Discussion in 'Help with Life' started by Shiki, Nov 9, 2009.

  1. Shiki my waifu is better than yours, thanks

    Joined:
    Jun 3, 2007
    Gender:
    Non-Binary
    Location:
    The Future
    440
    I've had a few problems lately. My sister, somebody at school, school itself, my mom, my dad......Everything.

    I'll start with my sister.

    My sister is of 24 years old, doesn't work, doesn't go to school, stays at home, on computer, complains about me, makes me feel bad about myself, and sometimes even attacks me when she doesn't get what she wants. Recently her headphones broke and needed more. So she came into the living room and asked me for them. I just came home and point blankly told her no. She started yelling and telling me they were "hers" and she only let me "borrow" them. Well when she gave them to me she never said anything about that. So it became a huge argument which led to her losing her internet for only a few hours. During the fight she nitpicked me about things such as school and chores. I soon nitpicked her and she got really mad. I told her she's useless, doesn't shower, doesn't do the dishes (she's supposed to), and always tells everyone their bad qualities while neglecting her own. That mad her real mad. She lunged at me, got her face close to mine and screamed "I hate yooooouuuuuuu" over and over. After that she kept calling me a b!tch and fat ass over and over. That got me a little sad but worst of all my mom didn't care and gave her internet back within two hours. What's with that?
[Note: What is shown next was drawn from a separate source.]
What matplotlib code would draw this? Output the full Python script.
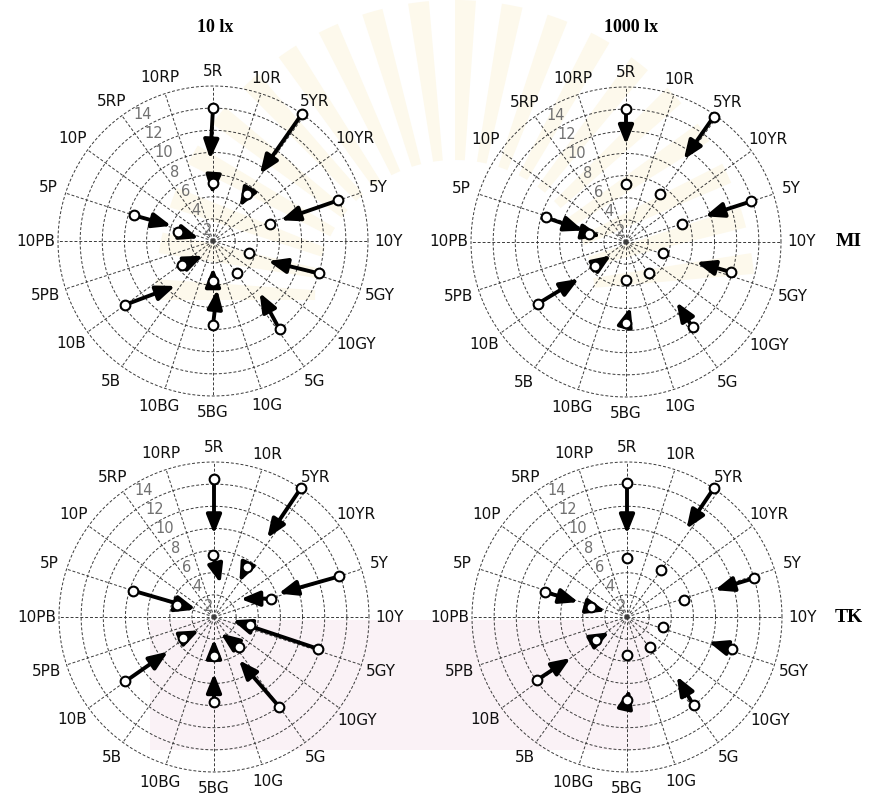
import numpy as np
import matplotlib
matplotlib.use("Agg")
import matplotlib.pyplot as plt
from matplotlib.patches import Wedge, Rectangle

# Munsell hue circle, clockwise from 5R at the top
hue_labels = ['5R', '10R', '5YR', '10YR', '5Y', '10Y', '5GY', '10GY', '5G', '10G',
              '5BG', '10BG', '5B', '10B', '5PB', '10PB', '5P', '10P', '5RP', '10RP']
chroma_rings = [2, 4, 6, 8, 10, 12, 14]

# samples: 8 high-chroma then 8 low-chroma; hue angle (deg) and chroma,
# at the physical sample (circle) and the perceived colour (arrow tip)
mi_10_start_hue = [90, 55, 18, -17, -53, -90, -144, 162, 90, 54, 17, -18, -53, -90, -142, 165]
mi_10_start_c = [12.0, 14.0, 11.9, 10.0, 10.0, 7.6, 9.8, 7.5, 5.2, 5.3, 5.4, 3.4, 3.6, 3.6, 3.5, 3.3]
mi_10_end_hue = [92, 55, 17, -20, -48, -85, -130, 160, 91, 52, 17, -18, -53, -90, -124, 169]
mi_10_end_c = [7.4, 7.4, 6.4, 5.3, 6.3, 4.4, 5.3, 4.0, 4.2, 3.9, 5.4, 3.4, 3.6, 2.4, 1.6, 1.3]

mi_1000_start_hue = [90, 55, 18, -16, -52, -90, -145, 163, 90, 55, 18, -17, -53, -90, -142, 167]
mi_1000_start_c = [12.0, 13.8, 11.9, 9.9, 9.8, 7.3, 9.7, 7.6, 5.2, 5.3, 5.3, 3.5, 3.5, 3.4, 3.5, 3.4]
mi_1000_end_hue = [90, 55, 18, -16, -50, -86, -142, 165, 90, 55, 18, -17, -53, -90, -138, 167]
mi_1000_end_c = [8.8, 9.1, 7.5, 6.6, 7.1, 5.9, 5.4, 4.0, 5.2, 5.3, 5.3, 3.5, 3.5, 3.4, 1.8, 2.3]

tk_10_start_hue = [90, 56, 18, -17, -54, -90, -144, 162, 91, 57, 18, -13, -50, -90, -146, 162]
tk_10_start_c = [12.5, 14.1, 11.9, 9.8, 10.0, 7.7, 9.9, 7.7, 5.6, 5.4, 5.4, 3.3, 3.5, 3.5, 3.4, 3.5]
tk_10_end_hue = [90, 56, 20, -10, -60, -90, -143, 156, 79, 54, 34, -13, -68, -90, -138, 160]
tk_10_end_c = [7.5, 8.6, 6.2, 1.7, 4.5, 5.1, 5.2, 1.8, 3.1, 3.9, 2.9, 3.3, 1.6, 2.0, 1.8, 1.9]

tk_1000_start_hue = [90, 56, 17, -17, -53, -90, -145, 163, 90, 54, 17, -16, -52, -90, -144, 165]
tk_1000_start_c = [12.1, 14.1, 12.0, 9.9, 10.0, 7.5, 9.9, 7.7, 5.3, 5.3, 5.4, 3.4, 3.4, 3.4, 3.5, 3.4]
tk_1000_end_hue = [90, 56, 17, -17, -50, -88, -144, 163, 90, 54, 17, -16, -52, -90, -139, 165]
tk_1000_end_c = [7.5, 9.6, 8.3, 7.7, 7.0, 6.5, 6.3, 4.6, 5.3, 5.3, 5.4, 3.4, 3.4, 3.4, 2.1, 2.0]

col_titles = ['10 lx', '1000 lx']
row_titles = ['MI', 'TK']

W, H = 871, 800
R_MAX = 15.0          # radial limit of each polar axes
R_PX = 155 * R_MAX / 14.0

narrow = ['Liberation Sans Narrow', 'DejaVu Sans']
serif = ['Liberation Serif', 'DejaVu Serif']


def hue_angle(i):
    return 90.0 - 18.0 * i


def draw_panel(ax, s_hue, s_c, e_hue, e_c):
    ax.set_ylim(0, R_MAX)
    ax.set_axis_off()
    grid = dict(color='#3a3a3a', lw=0.7, ls=(0, (3, 2)), zorder=1)
    th = np.linspace(0, 2 * np.pi, 400)
    for r in chroma_rings:
        ax.plot(th, np.full_like(th, r), **grid)
    for i in range(len(hue_labels)):
        a = np.deg2rad(hue_angle(i))
        ax.plot([a, a], [0, 14], **grid)

    # hue names round the rim
    for i, lab in enumerate(hue_labels):
        a = np.deg2rad(hue_angle(i))
        r = 15.4 + 0.15 * len(lab) * abs(np.cos(a)) - 0.1 * np.sin(a)
        ax.text(a, r, lab, ha='center', va='center', fontsize=11,
                family=narrow, color='#111111')

    # chroma scale along the 5RP side
    for c in chroma_rings:
        ax.text(np.deg2rad(119), c - 0.9, str(c), ha='center', va='center',
                fontsize=10.5, family=narrow, color='#707070', zorder=2)

    # arrows from the sample to its perceived colour
    for t0, c0, t1, c1 in zip(s_hue, s_c, e_hue, e_c):
        if abs(c0 - c1) < 0.05 and abs(t0 - t1) < 0.5:
            continue
        ax.annotate('', xy=(np.deg2rad(t1), c1), xytext=(np.deg2rad(t0), c0),
                    arrowprops=dict(arrowstyle='-|>,head_length=0.7,head_width=0.28',
                                    lw=2.8, color='black', mutation_scale=16,
                                    shrinkA=0, shrinkB=0), zorder=3)
    ax.plot(np.deg2rad(s_hue), s_c, 'o', ls='none', ms=7, mfc='white',
            mec='black', mew=1.5, zorder=4)


fig = plt.figure(figsize=(W / 100, H / 100), dpi=100)

# faint emblem printed behind the page
bg = fig.add_axes([0, 0, 1, 1])
bg.set_xlim(0, W)
bg.set_ylim(H, 0)
bg.set_axis_off()
for k in range(0, 180, 9):
    bg.add_patch(Wedge((455, 300), 300, 180 + k, 180 + k + 4, width=160,
                       color='#fdf9ec', lw=0))
bg.add_patch(Rectangle((150, 620), 500, 130, color='#faf2f6', lw=0))

panels = [
    ((213, 241), mi_10_start_hue, mi_10_start_c, mi_10_end_hue, mi_10_end_c),
    ((626, 242), mi_1000_start_hue, mi_1000_start_c, mi_1000_end_hue, mi_1000_end_c),
    ((214, 617), tk_10_start_hue, tk_10_start_c, tk_10_end_hue, tk_10_end_c),
    ((627, 617), tk_1000_start_hue, tk_1000_start_c, tk_1000_end_hue, tk_1000_end_c),
]

for (cx, cy), sh, sc, eh, ec in panels:
    ax = fig.add_axes([(cx - R_PX) / W, 1 - (cy + R_PX) / H, 2 * R_PX / W, 2 * R_PX / H],
                      projection='polar')
    draw_panel(ax, sh, sc, eh, ec)

for x, t in zip([215, 631], col_titles):
    fig.text(x / W, 1 - 27 / H, t, ha='center', va='center', fontsize=13,
             fontweight='bold', family=serif)
for y, t in zip([242, 617], row_titles):
    fig.text(849 / W, 1 - y / H, t, ha='center', va='center', fontsize=14,
             fontweight='bold', family=serif)

fig.savefig('out.png', dpi=100)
    Next I'll talk about a girl at school. Every day she comes in happy and soon starts acting as if she's the big boss around the class. Mind you, it's a business type class. And whenever I try and joke with her she acts as if she shouldn't care and that I'm a piece of sh!t. One day she even said to me about my argumentive behaviour and said "That's why nobody likes to talk with you" well from what I could tell, I knew....2 people in the room from other classes. So she isn't acting like a responsible adult. What bugs me is the fact that she wanted to tell my teacher about it and make it seem like she was the victim and I was the attacker. That depressed me that day. I felt like total crap for the rest of the day. I couldn't even do work in class because I kept thinking of her words. Now I'm too scared to do anything. I'm even afraid to tell a certain boy I like him. I always think that I'm the annoying girl who nobody likes. Even on these forums I've been called annoying....It hurts but...It's the internet right? And besides, the girl is 18, shouldn't she start acting that way?
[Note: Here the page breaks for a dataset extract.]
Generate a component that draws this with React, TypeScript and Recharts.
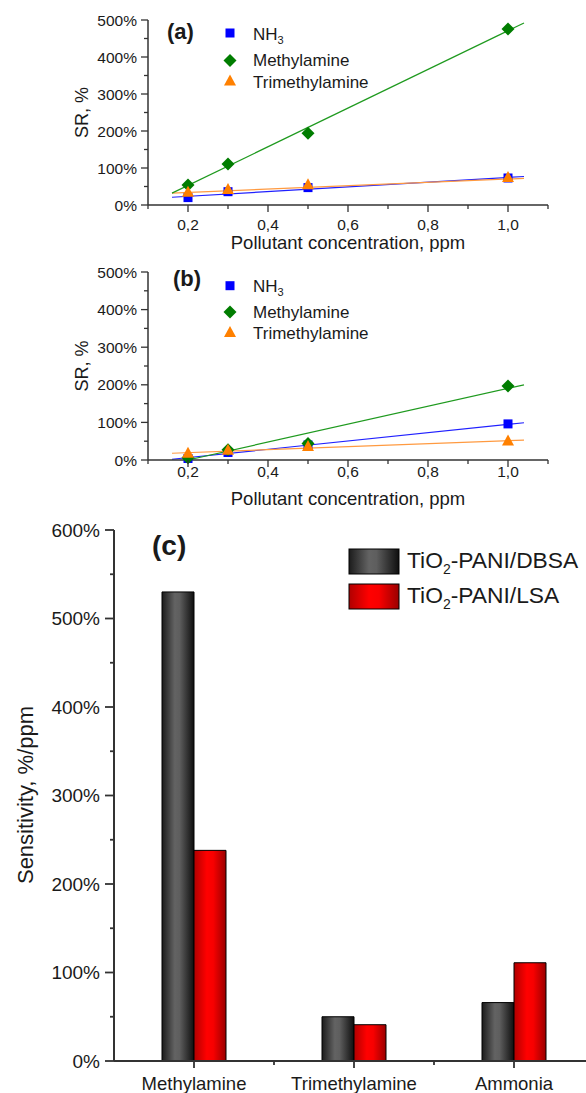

    Next is school. Every day I don't want to go to school. But I have to. Not to have fun or let kids bully me, but to actually get through so I can get a job that pays good wages after college. In school, I'm more worried about my drawing that I am about my work. I can usually draw 7 pages, or more, a day for a manga that is still in mediocrity. And whenever teachers confront me I assure them I understand. Apparently they don't believe me. A teacher even took a book I was reading for another class from me because it was a test....She though I would be cheating or something...I dunno. I want to know why at school people can't just leave me alone, understand that I'm good, and actually give me a chance to prove it to them. I'm always thought of that one girl who draws and doesn't do her work....Why do people always think of me as that? They even make fun of my weight, pimples, things I did in ELEMENTARY school, and even middle school. Nobody wants to give me a chance.....
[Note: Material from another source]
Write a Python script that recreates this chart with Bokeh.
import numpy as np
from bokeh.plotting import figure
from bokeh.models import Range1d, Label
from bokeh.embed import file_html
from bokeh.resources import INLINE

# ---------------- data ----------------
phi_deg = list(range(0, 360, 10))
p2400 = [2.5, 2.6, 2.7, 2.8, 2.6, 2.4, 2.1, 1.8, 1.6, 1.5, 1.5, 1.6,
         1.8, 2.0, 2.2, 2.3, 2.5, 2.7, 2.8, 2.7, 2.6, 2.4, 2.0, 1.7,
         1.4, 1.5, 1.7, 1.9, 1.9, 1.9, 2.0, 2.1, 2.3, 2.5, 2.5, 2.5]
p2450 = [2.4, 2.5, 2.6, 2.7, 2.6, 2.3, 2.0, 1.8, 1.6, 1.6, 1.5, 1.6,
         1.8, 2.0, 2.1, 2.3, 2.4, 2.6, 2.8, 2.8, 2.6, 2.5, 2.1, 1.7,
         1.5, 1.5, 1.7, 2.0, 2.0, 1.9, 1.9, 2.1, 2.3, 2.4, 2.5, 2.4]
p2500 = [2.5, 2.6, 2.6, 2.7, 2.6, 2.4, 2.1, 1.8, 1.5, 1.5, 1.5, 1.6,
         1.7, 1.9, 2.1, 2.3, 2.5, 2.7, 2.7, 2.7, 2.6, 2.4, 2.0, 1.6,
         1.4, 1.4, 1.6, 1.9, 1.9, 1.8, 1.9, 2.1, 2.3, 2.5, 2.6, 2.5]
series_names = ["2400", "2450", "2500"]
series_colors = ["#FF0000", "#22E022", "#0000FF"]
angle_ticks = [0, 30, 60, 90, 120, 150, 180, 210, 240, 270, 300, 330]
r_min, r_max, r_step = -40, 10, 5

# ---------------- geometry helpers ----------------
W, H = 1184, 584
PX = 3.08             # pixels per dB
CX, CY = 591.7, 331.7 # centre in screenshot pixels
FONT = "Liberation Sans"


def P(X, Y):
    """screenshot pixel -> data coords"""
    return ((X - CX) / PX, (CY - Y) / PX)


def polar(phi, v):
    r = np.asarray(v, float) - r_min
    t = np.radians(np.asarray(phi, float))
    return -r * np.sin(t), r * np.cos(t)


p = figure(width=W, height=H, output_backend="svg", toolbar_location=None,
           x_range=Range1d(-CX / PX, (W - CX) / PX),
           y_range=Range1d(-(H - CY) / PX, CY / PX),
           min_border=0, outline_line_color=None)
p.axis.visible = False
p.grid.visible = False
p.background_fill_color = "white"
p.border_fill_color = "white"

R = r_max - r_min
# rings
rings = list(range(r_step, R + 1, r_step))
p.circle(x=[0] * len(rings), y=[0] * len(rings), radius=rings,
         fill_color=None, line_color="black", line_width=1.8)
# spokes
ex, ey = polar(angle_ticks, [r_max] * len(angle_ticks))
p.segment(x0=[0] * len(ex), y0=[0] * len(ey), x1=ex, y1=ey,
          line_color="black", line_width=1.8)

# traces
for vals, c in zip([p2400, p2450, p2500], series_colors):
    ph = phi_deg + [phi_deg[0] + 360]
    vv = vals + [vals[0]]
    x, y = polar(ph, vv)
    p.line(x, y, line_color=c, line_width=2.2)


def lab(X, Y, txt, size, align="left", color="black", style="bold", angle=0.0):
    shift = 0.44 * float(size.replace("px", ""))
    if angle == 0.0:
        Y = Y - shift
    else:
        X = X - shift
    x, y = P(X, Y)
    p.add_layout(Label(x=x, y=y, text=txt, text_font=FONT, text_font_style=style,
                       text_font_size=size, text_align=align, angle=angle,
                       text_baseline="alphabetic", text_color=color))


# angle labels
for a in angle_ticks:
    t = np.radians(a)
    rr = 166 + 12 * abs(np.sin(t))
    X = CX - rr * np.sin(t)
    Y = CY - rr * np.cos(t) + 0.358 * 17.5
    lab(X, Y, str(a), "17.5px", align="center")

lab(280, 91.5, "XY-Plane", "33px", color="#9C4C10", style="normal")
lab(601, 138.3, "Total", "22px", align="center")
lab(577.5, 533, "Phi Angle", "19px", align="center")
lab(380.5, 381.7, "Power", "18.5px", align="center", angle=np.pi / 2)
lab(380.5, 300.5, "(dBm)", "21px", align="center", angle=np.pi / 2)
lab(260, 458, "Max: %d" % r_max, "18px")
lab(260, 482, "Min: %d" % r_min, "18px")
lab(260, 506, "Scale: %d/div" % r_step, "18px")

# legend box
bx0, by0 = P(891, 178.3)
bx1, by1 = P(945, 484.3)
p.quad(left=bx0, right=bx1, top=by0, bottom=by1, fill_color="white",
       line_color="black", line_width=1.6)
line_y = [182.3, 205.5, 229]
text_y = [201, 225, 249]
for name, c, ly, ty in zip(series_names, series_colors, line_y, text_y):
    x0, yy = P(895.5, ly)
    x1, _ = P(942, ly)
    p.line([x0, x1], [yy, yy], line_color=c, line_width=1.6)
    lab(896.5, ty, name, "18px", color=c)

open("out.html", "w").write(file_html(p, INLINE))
    My mom. She always tells me I should be doing this and that but she doesn't know that I do do good in school. I also want to go to college....It's just that she always tells me to worry about myself. But how can I when people at school make fun of me and even my own sisters! She never punishes them, but if I do something wrong I get my whole computer taken away for days, weeks, or even rarely months. I don't get why she doesn't punish my older sister as much as she does me. The longest she's been without the computer is 2 days. And that was when my mom left for the weekend. And she even lets her have it or doesn't take it, even if she doesn't do the dishes or she yells at me. Do you think she should try harder?

    My dad. He is never home, but when he is all he can do is complain and tell us we need to do chores, chores, and more chores! Thing is, I do enough chores. Why doesn't he allow us to have a break on the weekends? I always never get to do anything, like go out, walk around outside, watch TV. I just don't see why he never lets us do anything! Should he?

    Mind you, my mother never allowed us to go outside when we were children. So I'm a very pale child. I'm also at 315 pounds of weight with acne. Thought I'd mention that. I'm just a fat white girl who gets on computer to try and get away from her real life problems with the computer. So if you' rather picture me as that and then decide to flame me or whatever term you use then go ahead. Make me feel worse.
     
  2. MadDoctorMaddie I'm a doctor, not a custom title!

    Joined:
    Apr 19, 2008
    Gender:
    Female
    Location:
    Med Bay
    396
    First of all, you have to remember that the only person you can change is yourself. No matter how much someone bothers, harasses you, you can't make them stop unless they want to. So if you want to change something in your life, you have to start at yourself.

    The family problems... Trust me, even relatively functional families have problems like that. Someone will always feel like their not being treated right by the parents, someone will always feel like they're the one who always gets punished more... You just have to learn to deal with them, and if the situation gets unbearable, talk with someone, your mother, a school counselor, something.

    Your dad is probably trying to compensate in a weird way for the time he's absent, by enforcing rules, etc. Try putting your foot down sometimes, tell him that you've done enough, that you need some time for yourself. It's a long-shot, and he'll probably nag at you most of the day even if he won't force you to do anything, but it's always worth a shot ^^''

    The problem with your sister... Again, the only thing to do is live with it. Siblings are like that, and things can get very unfair between you, but at the end of the day, she's still your sister, and that's that. (Also, consider yourself lucky that you don't have two slacker sisters D8)

    As for the girl at the school... Honestly, there's always gonna be some kind a personal 'tormentor' like that, whether it's at school/work, the best thing to do is just shrug it off. Even if it seems hard to do, you have to toughen up, and not let something like that ruin your day. Stand up for yourself, once you do it the first time, it just gets easier and easier.

    Everyone gets those days, I couldn't be bothered less about school if I didn't know how much it'll affect the rest of my life.

    The number one thing you should do is make it seem like your concentrating on the lessons, teachers really hate it when students don't listen, even if they get good grades. Be occasionally active in class, hide the drawings, NEVER LET THEM CATCH YOU READING SOMETHING NOT RELATED TO THE CLASS YOU'RE IN. Especially in a test. They don't care if it's for another class, they want you to (at least seemingly) concentrate on THEIR teachings.

    First impressions are incredibly hard to shake off, so don't be surprised if you'll be seen in the same light for the entirety of high-school. But still, try to show (especially the teachers) some effort, if it doesn't pay off in the near future, it will probably come in handy eventually.